3. L'application du droit des OPA français ou espagnol s'est détachée de la nature de l'opération considérée.

Que celle-ci conduise aux situations définies par la loi, et ce droit interviendra, les parties l'aient ou non voulu, aient-elles eu ou non recours à l'offre publique; qu'elle n'y conduise point, et elle n'intéressera pas le droit des OPA.

Dans le premier cas, citons l'acquisition de blocs de titres ou les prises de participations indirectes dans des sociétés cotées ; dans le second, l'OPA sur les sociétés non cotées ou, en France, de nationalité étrangère.

L'OPA ne délimite plus le champ d'application du droit des OPA ; au reste, on ne cherche plus vraiment à la définir.

4. Cette nouvelle physionomie de la matière est commune aux deux pays. Des différences importantes existent par ailleurs entre les droits français et espagnol. Elles résultent pour l'essentiel d'un interventionnisme plus marqué en droit français.
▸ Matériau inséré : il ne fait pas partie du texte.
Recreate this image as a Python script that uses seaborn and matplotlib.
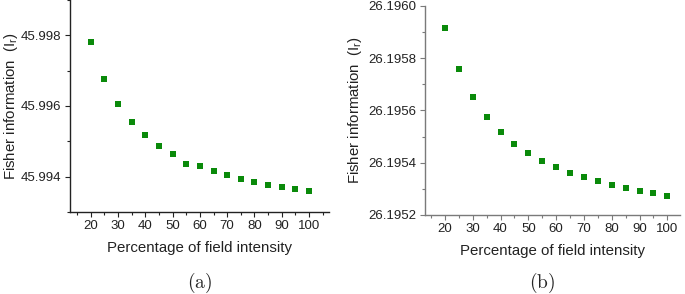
#!/usr/bin/env python3
"""Fisher information vs percentage of field intensity, two panels"""

import numpy as np
import pandas as pd
import matplotlib
matplotlib.use("Agg")
import matplotlib.pyplot as plt
from matplotlib.ticker import MultipleLocator, FormatStrFormatter
import seaborn as sns

percent = [20, 25, 30, 35, 40, 45, 50, 55, 60, 65, 70, 75, 80, 85, 90, 95, 100]
fisher_a = [45.99780, 45.99677, 45.99605, 45.99555, 45.99517, 45.99488, 45.99464,
            45.99436, 45.99430, 45.99416, 45.99405, 45.99394, 45.99385, 45.99377,
            45.99370, 45.99364, 45.99358]
fisher_b = [26.195915, 26.195758, 26.195652, 26.195574, 26.195519, 26.195473,
            26.195438, 26.195408, 26.195383, 26.195361, 26.195345, 26.195328,
            26.195315, 26.195303, 26.195291, 26.195284, 26.195273]

sns.set_style("ticks")
plt.rcParams['font.family'] = ['Liberation Sans', 'DejaVu Sans']
plt.rcParams['mathtext.fontset'] = 'cm'

df = pd.DataFrame({"pct": percent, "a": fisher_a, "b": fisher_b})

fig = plt.figure(figsize=(6.85, 2.94), dpi=100)
ax_a = fig.add_axes([0.102, 0.279, 0.378, 0.721])
ax_b = fig.add_axes([0.620, 0.269, 0.372, 0.711])

green = "#0a8a0a"

panels = [
    (ax_a, "a", (45.993, 45.999), 0.002, "%.3f", (12.3, 107.3), "#222222", "(a)", 200, 1.0),
    (ax_b, "b", (26.1952, 26.1960), 0.0002, "%.4f", (12.7, 104.4), "#7a7a7a", "(b)", 542, 3.5),
]

for ax, col, ylim, ystep, fmt, xlim, spine_col, tag, tag_x, ypad in panels:
    sns.scatterplot(data=df, x="pct", y=col, ax=ax, marker="s", s=17,
                    color=green, linewidth=0)
    ax.set_xlim(*xlim)
    ax.set_ylim(*ylim)
    ax.xaxis.set_major_locator(MultipleLocator(10))
    ax.xaxis.set_minor_locator(MultipleLocator(5))
    ax.yaxis.set_major_locator(MultipleLocator(ystep))
    ax.yaxis.set_minor_locator(MultipleLocator(ystep / 2))
    ax.yaxis.set_major_formatter(FormatStrFormatter(fmt))
    sns.despine(ax=ax)
    for s in ("left", "bottom"):
        ax.spines[s].set_color(spine_col)
        ax.spines[s].set_linewidth(1.0)
    ax.tick_params(which="major", length=3.5, width=0.8, color=spine_col,
                   labelsize=9.5, labelcolor="#222222", direction="out", pad=2.5)
    ax.tick_params(which="minor", length=2, width=0.8, color=spine_col, direction="out")
    ax.set_xlabel("Percentage of field intensity", fontsize=10.8, color="#222222", labelpad=6)
    ax.set_ylabel(r"Fisher information  (I$\mathregular{_r}$)", fontsize=10.8,
                  color="#222222", labelpad=ypad)
    fig.text(tag_x / 685, 1 - 283 / 294, r"$\mathrm{%s}$" % tag, fontsize=14,
             ha="center", va="center")

plt.savefig("out.png", dpi=100)
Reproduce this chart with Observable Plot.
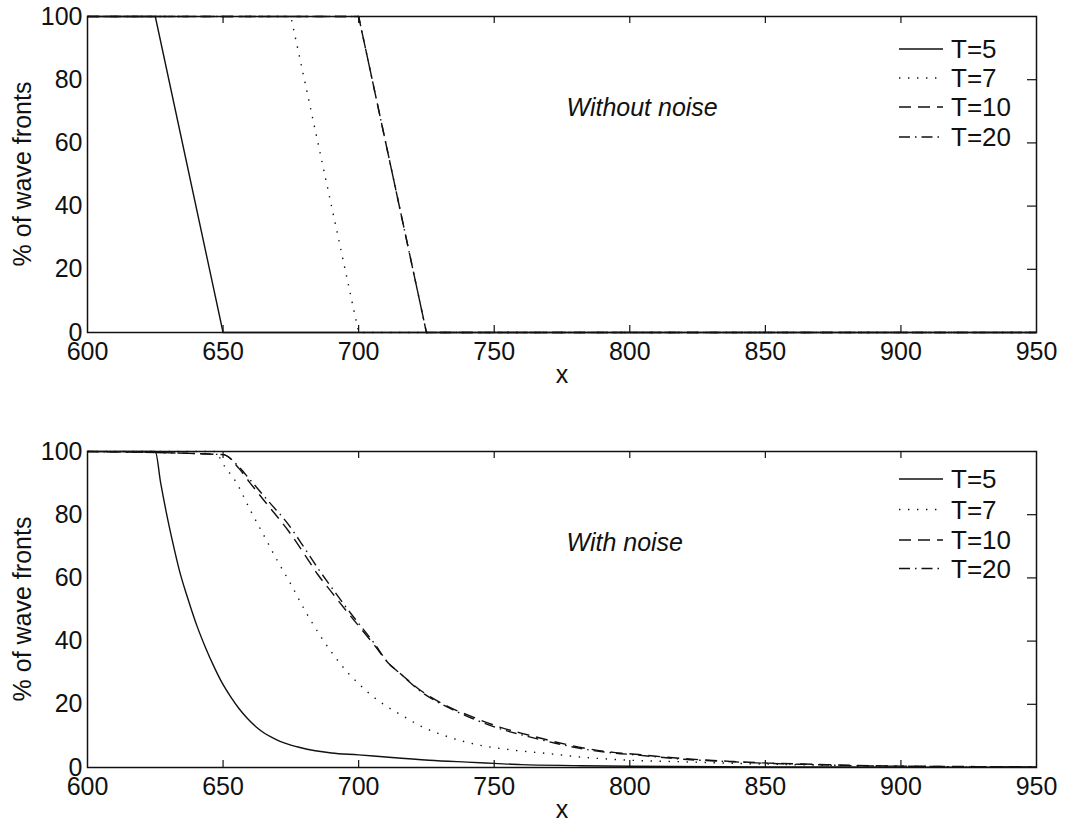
<!DOCTYPE html>
<html>
<head>
<meta charset="utf-8">
<script src="https://cdn.jsdelivr.net/npm/d3@7"></script>
<script src="https://cdn.jsdelivr.net/npm/@observablehq/plot@0.6"></script>
<style>
  html, body { margin: 0; padding: 0; background: #fff; }
  #chart { width: 1065px; height: 832px; }
  #chart svg { display: block; }
</style>
</head>
<body>
<div id="chart"></div>
<script>
// ---------- data ----------
const xTicks = [600, 650, 700, 750, 800, 850, 900, 950];
const yTicks = [0, 20, 40, 60, 80, 100];
const seriesNames = ["T=5", "T=7", "T=10", "T=20"];
const yLabel = "% of wave fronts";
const xLabel = "x";
const notes = ["Without noise", "With noise"];

// Top panel: without noise
const noNoiseT5x  = [600, 625, 650, 950];
const noNoiseT5y  = [100, 100, 0, 0];
const noNoiseT7x  = [600, 675, 700, 950];
const noNoiseT7y  = [100, 100, 0, 0];
const noNoiseT10x = [600, 700, 725, 950];
const noNoiseT10y = [100, 100, 0, 0];
const noNoiseT20x = [600, 700, 725, 950];
const noNoiseT20y = [100, 100, 0, 0];

// Bottom panel: with noise
const noiseT5x = [600, 625, 627, 629, 631.5, 634, 637, 640.5, 643.5, 646.6, 649.5, 652.7, 656, 659, 662, 665, 668, 671, 675, 678, 684, 690, 700, 710, 726, 740, 750, 760, 780, 800, 850, 900, 950];
const noiseT5y = [100, 100, 90, 81, 71, 62, 53.5, 44.5, 38, 32, 27, 22.5, 18.5, 15.5, 13, 11, 9.5, 8.3, 7.1, 6.4, 5.3, 4.6, 4, 3.3, 2.3, 1.7, 1.3, 0.9, 0.6, 0.4, 0.2, 0.1, 0.05];

const noiseT7x = [600, 647, 650, 655, 660, 665, 670, 675, 680, 686, 690, 696, 700, 707, 711, 716, 722, 733, 745, 757, 770, 782, 800, 820, 840, 860, 880, 900, 925, 950];
const noiseT7y = [100, 100, 96, 90, 81.5, 73.5, 65.5, 58, 50, 41.5, 36.5, 30, 26.5, 21.3, 19, 16.5, 13.5, 9.7, 7, 5.5, 4.4, 3.3, 2.3, 1.8, 1.3, 0.9, 0.6, 0.4, 0.2, 0.1];

const noiseT10x = [600, 650, 656, 660, 667, 674, 680, 685, 690, 696, 706, 711, 715, 723, 733, 742, 752, 763, 773, 784, 794, 802, 820, 838, 851, 869, 881, 900, 925, 950];
const noiseT10y = [100, 99, 94.5, 90, 82.5, 75, 67.5, 61, 55.5, 49, 38.5, 33, 30, 24.3, 19.3, 16, 12.8, 10.2, 8, 6, 4.8, 4.2, 2.8, 1.9, 1.4, 1, 0.7, 0.45, 0.3, 0.2];

const noiseT20x = [600, 650, 656, 660, 667, 674, 680, 685, 690, 696, 706, 711, 715, 723, 733, 742, 752, 763, 773, 784, 794, 802, 820, 838, 851, 869, 881, 900, 925, 950];
const noiseT20y = [100, 99, 95, 91, 84, 77, 69.5, 63, 57, 50, 39, 33, 30, 24, 19, 15.5, 12.3, 9.7, 7.6, 5.7, 4.6, 4, 2.6, 1.8, 1.3, 0.9, 0.6, 0.4, 0.25, 0.15];

// ---------- styling ----------
const INK = "#111";
const FONT = "'Liberation Sans', Arial, Helvetica, sans-serif";
const dashes = [null, "1.4,7.6", "12,7", "11,5,1.5,5"];
const W = 1065, H = 416;
const mL = 87, mR = 29, plotH = 316;
const tickLen = 7;
const FS = 25;

function toRows(xs, ys, name) {
  return xs.map((x, i) => ({x, y: ys[i], series: name}));
}

function panel({data, marginTop, marginBottom, curve, note, legendY}) {
  const plotW = W - mL - mR;
  const lineMarks = data.map((rows, i) =>
    Plot.line(rows, {x: "x", y: "y", curve, stroke: INK, strokeWidth: 1.4,
      strokeDasharray: dashes[i], strokeLinecap: "butt"})
  );
  const svg = Plot.plot({
    width: W, height: H,
    marginLeft: mL, marginRight: mR, marginTop, marginBottom,
    style: {fontFamily: FONT, fontSize: FS + "px", background: "#fff", color: INK},
    x: {domain: [600, 950], label: null},
    y: {domain: [0, 100], label: null},
    marks: [
      ...lineMarks,
      // inward ticks on bottom, top and right
      Plot.ruleX(xTicks.slice(1, -1), {x: d => d, insetTop: plotH - tickLen, stroke: INK, strokeWidth: 1.2}),
      Plot.ruleX(xTicks.slice(1, -1), {x: d => d, insetBottom: plotH - tickLen, stroke: INK, strokeWidth: 1.2}),
      Plot.ruleY(yTicks.slice(1, -1), {y: d => d, insetLeft: plotW - 9, stroke: INK, strokeWidth: 1.2}),
      Plot.frame({stroke: INK, strokeWidth: 1.5}),
      Plot.axisX(xTicks, {tickSize: 0, tickPadding: 10, label: null, fill: INK, fontSize: FS}),
      Plot.axisY(yTicks, {tickSize: 0, tickPadding: 5, label: null, fill: INK, fontSize: FS}),
      Plot.text([xLabel], {frameAnchor: "bottom", dy: 50, text: d => d, fill: INK, fontSize: FS}),
      Plot.text([note], {frameAnchor: "top-left", dx: 479, dy: 82, text: d => d,
        textAnchor: "start", fontStyle: "italic", fontSize: FS, fill: INK})
    ]
  });
  const s = d3.select(svg);
  // y-axis title
  s.append("text")
    .attr("transform", `translate(22,${marginTop + plotH / 2}) rotate(-90)`)
    .attr("text-anchor", "middle").attr("dy", "0.35em")
    .attr("font-family", FONT).attr("font-size", FS)
    .attr("fill", INK).text(yLabel);
  // legend
  const g = s.append("g").attr("font-family", FONT).attr("font-size", 26).attr("text-anchor", "start");
  seriesNames.forEach((name, i) => {
    g.append("line")
      .attr("x1", 899).attr("x2", 943)
      .attr("y1", legendY[i]).attr("y2", legendY[i])
      .attr("stroke", INK).attr("stroke-width", 1.3)
      .attr("stroke-dasharray", dashes[i]);
    g.append("text")
      .attr("x", 951).attr("y", legendY[i]).attr("dy", "0.36em")
      .attr("text-anchor", "start")
      .attr("fill", INK).text(name);
  });
  return svg;
}

const topData = [
  toRows(noNoiseT5x, noNoiseT5y, "T=5"),
  toRows(noNoiseT7x, noNoiseT7y, "T=7"),
  toRows(noNoiseT10x, noNoiseT10y, "T=10"),
  toRows(noNoiseT20x, noNoiseT20y, "T=20")
];
const botData = [
  toRows(noiseT5x, noiseT5y, "T=5"),
  toRows(noiseT7x, noiseT7y, "T=7"),
  toRows(noiseT10x, noiseT10y, "T=10"),
  toRows(noiseT20x, noiseT20y, "T=20")
];

const chart = document.getElementById("chart");
chart.append(panel({data: topData, marginTop: 16, marginBottom: 84, curve: "linear",
  note: notes[0], legendY: [49, 78, 107, 137]}));
chart.append(panel({data: botData, marginTop: 35, marginBottom: 65, curve: "monotone-x",
  note: notes[1], legendY: [63, 93.5, 124, 152.5]}));
</script>
</body>
</html>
5. Le caractère a priori ou a posteriori de l'offre obligatoire en fournit un premier exemple.

L'OPA obligatoire a posteriori retenue par le droit français est d'apparence plus libérale : l'opération préalable, cause de l'obligation, peut en effet être conclue dans les conditions du droit commun. En Espagne, au contraire, l'offre obligatoire n'est pas la sanction d'une situation acquise mais le "chemin" pour y parvenir. L'intervention se produit donc en amont. L'acquisition d'une participation significative échappe alors au droit commun.

Pourtant, ce faisant, le droit espagnol ne fait qu'imposer une procédure pour une acquisition que l'on est toujours libre de réaliser ou non, là où le droit français crée une véritable obligation de contracter.
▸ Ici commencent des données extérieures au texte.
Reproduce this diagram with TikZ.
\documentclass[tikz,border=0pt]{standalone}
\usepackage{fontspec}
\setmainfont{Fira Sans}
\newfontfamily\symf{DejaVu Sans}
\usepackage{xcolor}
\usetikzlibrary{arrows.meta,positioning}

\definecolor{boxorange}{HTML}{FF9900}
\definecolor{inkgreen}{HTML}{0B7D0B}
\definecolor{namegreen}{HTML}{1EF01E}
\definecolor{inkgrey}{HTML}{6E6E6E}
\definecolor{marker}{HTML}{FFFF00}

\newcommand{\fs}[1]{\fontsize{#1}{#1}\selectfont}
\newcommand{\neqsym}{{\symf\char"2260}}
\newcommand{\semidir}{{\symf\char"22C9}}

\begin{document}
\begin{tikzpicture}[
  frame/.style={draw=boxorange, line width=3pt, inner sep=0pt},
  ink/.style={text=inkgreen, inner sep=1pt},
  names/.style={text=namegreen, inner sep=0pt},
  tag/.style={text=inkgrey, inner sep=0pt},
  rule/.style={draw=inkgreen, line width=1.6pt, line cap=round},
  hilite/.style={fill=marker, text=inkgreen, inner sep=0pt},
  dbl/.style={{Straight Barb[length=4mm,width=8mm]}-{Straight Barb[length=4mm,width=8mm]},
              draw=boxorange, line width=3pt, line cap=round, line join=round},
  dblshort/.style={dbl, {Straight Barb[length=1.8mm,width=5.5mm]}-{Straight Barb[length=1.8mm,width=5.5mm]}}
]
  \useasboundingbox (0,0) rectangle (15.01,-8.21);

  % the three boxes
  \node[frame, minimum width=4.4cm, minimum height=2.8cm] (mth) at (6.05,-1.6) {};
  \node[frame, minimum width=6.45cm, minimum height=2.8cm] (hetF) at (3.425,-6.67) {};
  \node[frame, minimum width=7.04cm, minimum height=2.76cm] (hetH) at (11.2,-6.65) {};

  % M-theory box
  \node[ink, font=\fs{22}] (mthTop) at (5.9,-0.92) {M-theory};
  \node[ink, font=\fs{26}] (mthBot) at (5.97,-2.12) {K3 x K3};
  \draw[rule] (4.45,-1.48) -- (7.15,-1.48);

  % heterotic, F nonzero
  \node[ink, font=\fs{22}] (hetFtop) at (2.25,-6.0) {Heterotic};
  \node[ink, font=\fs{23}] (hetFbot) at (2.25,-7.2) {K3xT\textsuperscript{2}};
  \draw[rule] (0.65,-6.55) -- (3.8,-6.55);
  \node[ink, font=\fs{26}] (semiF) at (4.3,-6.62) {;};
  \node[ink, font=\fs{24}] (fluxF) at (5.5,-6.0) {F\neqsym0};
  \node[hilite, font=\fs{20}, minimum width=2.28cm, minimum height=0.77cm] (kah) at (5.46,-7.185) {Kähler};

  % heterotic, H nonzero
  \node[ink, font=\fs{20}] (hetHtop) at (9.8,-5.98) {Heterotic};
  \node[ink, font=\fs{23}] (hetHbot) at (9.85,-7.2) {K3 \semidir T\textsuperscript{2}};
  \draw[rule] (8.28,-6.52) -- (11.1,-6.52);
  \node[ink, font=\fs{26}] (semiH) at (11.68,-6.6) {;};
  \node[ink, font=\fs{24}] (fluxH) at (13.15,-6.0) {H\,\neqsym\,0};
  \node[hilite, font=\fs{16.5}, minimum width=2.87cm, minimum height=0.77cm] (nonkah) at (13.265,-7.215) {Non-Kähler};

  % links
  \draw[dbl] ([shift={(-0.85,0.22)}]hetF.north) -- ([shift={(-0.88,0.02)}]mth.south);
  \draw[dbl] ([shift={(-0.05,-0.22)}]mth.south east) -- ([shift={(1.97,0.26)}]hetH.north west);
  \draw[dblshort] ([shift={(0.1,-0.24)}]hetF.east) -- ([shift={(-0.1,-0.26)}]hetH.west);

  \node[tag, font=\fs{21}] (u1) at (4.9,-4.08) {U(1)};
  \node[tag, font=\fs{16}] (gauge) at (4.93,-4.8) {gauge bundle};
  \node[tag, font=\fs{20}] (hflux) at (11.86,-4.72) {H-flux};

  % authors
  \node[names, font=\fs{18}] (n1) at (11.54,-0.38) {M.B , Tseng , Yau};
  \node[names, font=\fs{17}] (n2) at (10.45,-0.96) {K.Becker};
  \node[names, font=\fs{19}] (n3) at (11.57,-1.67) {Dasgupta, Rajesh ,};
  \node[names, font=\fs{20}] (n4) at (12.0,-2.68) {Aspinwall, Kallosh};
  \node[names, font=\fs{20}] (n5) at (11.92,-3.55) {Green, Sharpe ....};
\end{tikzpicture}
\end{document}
6. L'objectif imposé à l'offre obligatoire est un autre exemple de l'interventionnisme accru du droit français. L'offre obligatoire est en principe partielle en Espagne, mais toujours totale en France. Les conséquences financières de l'obligation de viser tous les titres de la cible sont considérables. L'accès au marché du contrôle en résulte singulièrement restreint ; la compétition internationale plus vive.

C'est sans doute cette dernière préoccupation qui a conduit l'Espagne à maintenir l'offre partielle malgré le choix contraire des projets d'harmonisation communautaire.

7. La mesure la plus spectaculaire est assurément l'institution du retrait obligatoire.

Elle a soulevé les protestations des auteurs les plus acquis aux contraintes imposées par le droit des OPA. Elle oblige à «contracter» sans qu'aucun comportement préalable de l'intéressé ne soit plus nécessaire.

A la vérité, elle ignore jusqu'au contrat lui-même. Elle dépossède sans souci du moindre échange des consentements. Les actionnaires d'une société cotée qui représentent moins de 5 % du capital peuvent être contraints par les majoritaires à sortir de la société et à leur «transférer» leurs titres. Du point de vue du droit des obligations, il y a rupture unilatérale d'un contrat à durée déterminée (le contrat de société), sans que ne soient invoqués, ni faute du contractant, ni cas de force majeure. Du point de vue du droit réel, il y a expropriation.

L'Espagne ne connait pas le retrait obligatoire.

8. Evoquons enfin, la question du prix d'offre. Le droit espagnol, comme le français, admet exceptions et limites au principe de sa libre fixation par l'initiateur. Mais il n'y a guère qu'en droit français que l'autorité de marché a toujours un droit de regard sur la fixation du prix. Elle jouit aussi de plus amples prérogatives dans l'exercice de son pouvoir de contrôle.

9. Cet interventionnisme croissant a provoqué des attitudes nouvelles sur les marchés financiers. La crainte révérentielle qu'inspiraient hier les autorités boursières, a laissé la place à l'esprit critique, voire rebelle.

Les textes émanant des autorités boursières font rarement l'économie d'un examen attentif de leur légalité. La loi elle-même est questionnée sur sa conformité à la constitution ou aux conventions internationales. La matière, jadis consensuelle, devient contentieuse.